## TASK
Below are entries. Pull out all lines containing "with".

## SUPPLIED MATERIAL
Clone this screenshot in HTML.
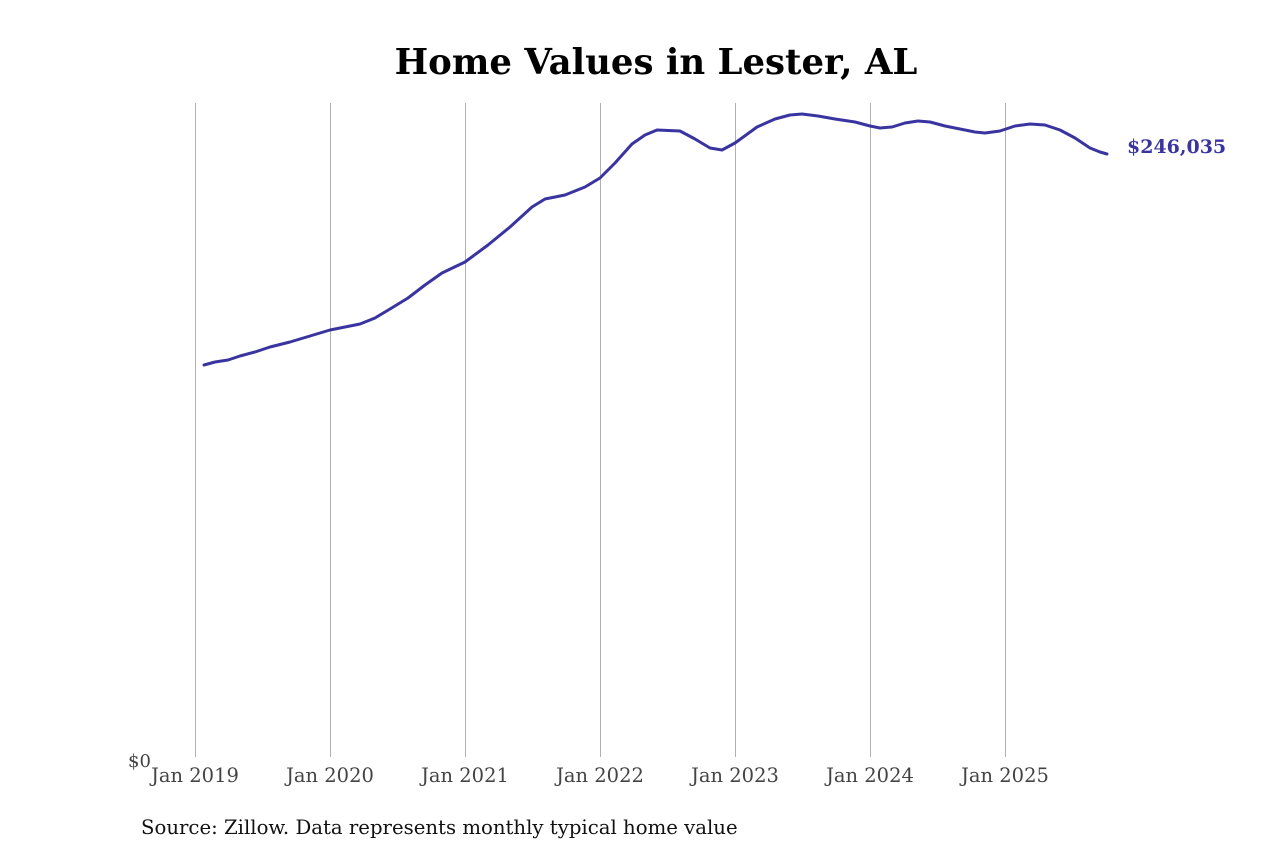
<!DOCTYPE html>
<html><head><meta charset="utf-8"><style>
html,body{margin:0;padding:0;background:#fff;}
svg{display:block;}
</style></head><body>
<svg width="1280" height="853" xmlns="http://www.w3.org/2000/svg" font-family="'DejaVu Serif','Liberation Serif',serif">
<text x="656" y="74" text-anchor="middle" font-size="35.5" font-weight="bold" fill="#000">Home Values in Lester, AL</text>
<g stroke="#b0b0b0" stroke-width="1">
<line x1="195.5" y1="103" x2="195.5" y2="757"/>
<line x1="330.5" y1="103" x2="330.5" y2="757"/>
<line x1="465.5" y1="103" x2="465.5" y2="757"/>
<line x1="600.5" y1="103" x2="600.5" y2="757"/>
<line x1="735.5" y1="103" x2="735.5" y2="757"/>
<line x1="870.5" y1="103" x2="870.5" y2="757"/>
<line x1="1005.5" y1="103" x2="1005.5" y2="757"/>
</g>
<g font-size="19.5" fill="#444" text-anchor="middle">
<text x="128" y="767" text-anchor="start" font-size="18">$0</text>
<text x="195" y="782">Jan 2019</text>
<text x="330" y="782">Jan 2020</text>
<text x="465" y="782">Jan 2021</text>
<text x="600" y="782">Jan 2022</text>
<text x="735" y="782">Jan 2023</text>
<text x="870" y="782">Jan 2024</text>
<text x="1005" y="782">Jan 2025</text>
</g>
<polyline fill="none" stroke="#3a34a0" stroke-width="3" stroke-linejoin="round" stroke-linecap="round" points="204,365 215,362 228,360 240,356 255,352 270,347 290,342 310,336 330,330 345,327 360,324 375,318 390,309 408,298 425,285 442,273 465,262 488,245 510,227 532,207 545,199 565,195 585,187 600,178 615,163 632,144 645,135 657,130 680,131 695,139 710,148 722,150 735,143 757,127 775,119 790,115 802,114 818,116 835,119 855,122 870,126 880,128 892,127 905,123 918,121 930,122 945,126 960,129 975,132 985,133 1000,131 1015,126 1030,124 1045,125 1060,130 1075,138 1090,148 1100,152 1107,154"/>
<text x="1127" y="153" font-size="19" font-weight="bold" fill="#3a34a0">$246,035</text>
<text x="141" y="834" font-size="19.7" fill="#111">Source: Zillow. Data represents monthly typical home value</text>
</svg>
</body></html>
---
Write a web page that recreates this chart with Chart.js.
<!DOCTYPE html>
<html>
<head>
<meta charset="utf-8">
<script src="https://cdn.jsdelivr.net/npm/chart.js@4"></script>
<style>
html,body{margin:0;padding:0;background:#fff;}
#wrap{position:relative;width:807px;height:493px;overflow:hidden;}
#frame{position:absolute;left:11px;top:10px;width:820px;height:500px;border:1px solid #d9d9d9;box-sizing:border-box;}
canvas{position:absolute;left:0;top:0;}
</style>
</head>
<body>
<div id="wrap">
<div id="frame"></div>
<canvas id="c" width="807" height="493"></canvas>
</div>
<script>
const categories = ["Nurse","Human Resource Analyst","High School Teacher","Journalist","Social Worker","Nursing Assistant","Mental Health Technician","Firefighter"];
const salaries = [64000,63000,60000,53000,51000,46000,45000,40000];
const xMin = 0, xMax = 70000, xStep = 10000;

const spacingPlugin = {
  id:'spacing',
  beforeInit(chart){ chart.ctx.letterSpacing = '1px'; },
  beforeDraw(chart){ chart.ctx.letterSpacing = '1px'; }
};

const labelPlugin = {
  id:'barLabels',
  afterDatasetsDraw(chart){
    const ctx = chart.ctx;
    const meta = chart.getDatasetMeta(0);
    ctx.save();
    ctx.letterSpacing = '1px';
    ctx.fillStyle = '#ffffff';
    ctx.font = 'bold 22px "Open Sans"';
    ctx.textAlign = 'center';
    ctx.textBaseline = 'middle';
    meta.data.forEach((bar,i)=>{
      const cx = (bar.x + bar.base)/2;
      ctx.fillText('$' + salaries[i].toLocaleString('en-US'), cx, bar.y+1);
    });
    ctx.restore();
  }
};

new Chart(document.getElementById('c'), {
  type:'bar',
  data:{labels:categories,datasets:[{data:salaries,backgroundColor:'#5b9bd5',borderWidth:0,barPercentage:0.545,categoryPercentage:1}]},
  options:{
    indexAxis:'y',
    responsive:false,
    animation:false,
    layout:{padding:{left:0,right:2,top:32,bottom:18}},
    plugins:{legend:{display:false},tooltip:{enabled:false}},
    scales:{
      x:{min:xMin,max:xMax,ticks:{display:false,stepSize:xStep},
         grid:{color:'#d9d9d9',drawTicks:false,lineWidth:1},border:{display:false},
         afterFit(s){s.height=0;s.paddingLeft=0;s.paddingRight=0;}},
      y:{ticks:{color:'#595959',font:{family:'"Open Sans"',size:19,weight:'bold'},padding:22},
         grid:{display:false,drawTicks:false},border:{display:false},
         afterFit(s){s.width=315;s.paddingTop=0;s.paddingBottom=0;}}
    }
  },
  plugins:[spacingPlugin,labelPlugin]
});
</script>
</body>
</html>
==
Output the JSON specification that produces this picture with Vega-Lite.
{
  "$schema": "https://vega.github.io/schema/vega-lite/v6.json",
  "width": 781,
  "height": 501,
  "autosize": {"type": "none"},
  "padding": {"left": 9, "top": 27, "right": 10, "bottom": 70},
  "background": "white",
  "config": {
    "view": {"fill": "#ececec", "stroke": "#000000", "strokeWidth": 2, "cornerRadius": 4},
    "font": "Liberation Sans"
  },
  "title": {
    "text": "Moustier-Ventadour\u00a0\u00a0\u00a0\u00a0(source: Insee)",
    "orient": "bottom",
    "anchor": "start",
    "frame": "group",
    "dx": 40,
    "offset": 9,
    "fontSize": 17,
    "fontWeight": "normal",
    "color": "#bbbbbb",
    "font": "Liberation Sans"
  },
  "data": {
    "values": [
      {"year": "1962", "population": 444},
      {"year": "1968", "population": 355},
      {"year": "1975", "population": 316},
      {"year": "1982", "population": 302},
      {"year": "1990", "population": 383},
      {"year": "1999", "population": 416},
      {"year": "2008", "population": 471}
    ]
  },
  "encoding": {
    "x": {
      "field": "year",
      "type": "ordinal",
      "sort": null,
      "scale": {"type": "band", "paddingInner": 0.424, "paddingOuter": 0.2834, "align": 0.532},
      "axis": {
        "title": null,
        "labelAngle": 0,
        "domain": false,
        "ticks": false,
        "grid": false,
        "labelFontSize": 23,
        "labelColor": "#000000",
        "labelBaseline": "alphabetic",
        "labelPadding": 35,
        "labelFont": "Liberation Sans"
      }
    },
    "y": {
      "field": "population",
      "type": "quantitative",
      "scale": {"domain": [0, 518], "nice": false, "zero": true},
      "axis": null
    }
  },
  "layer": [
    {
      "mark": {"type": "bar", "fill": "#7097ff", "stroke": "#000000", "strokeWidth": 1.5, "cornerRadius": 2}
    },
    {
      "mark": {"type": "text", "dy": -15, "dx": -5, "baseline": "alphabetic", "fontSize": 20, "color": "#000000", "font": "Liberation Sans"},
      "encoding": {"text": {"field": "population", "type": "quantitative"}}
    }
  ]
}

## WRITTEN RESPONSE
Write a web page that recreates this chart with Chart.js.
Output the JSON specification that produces this picture with Vega-Lite.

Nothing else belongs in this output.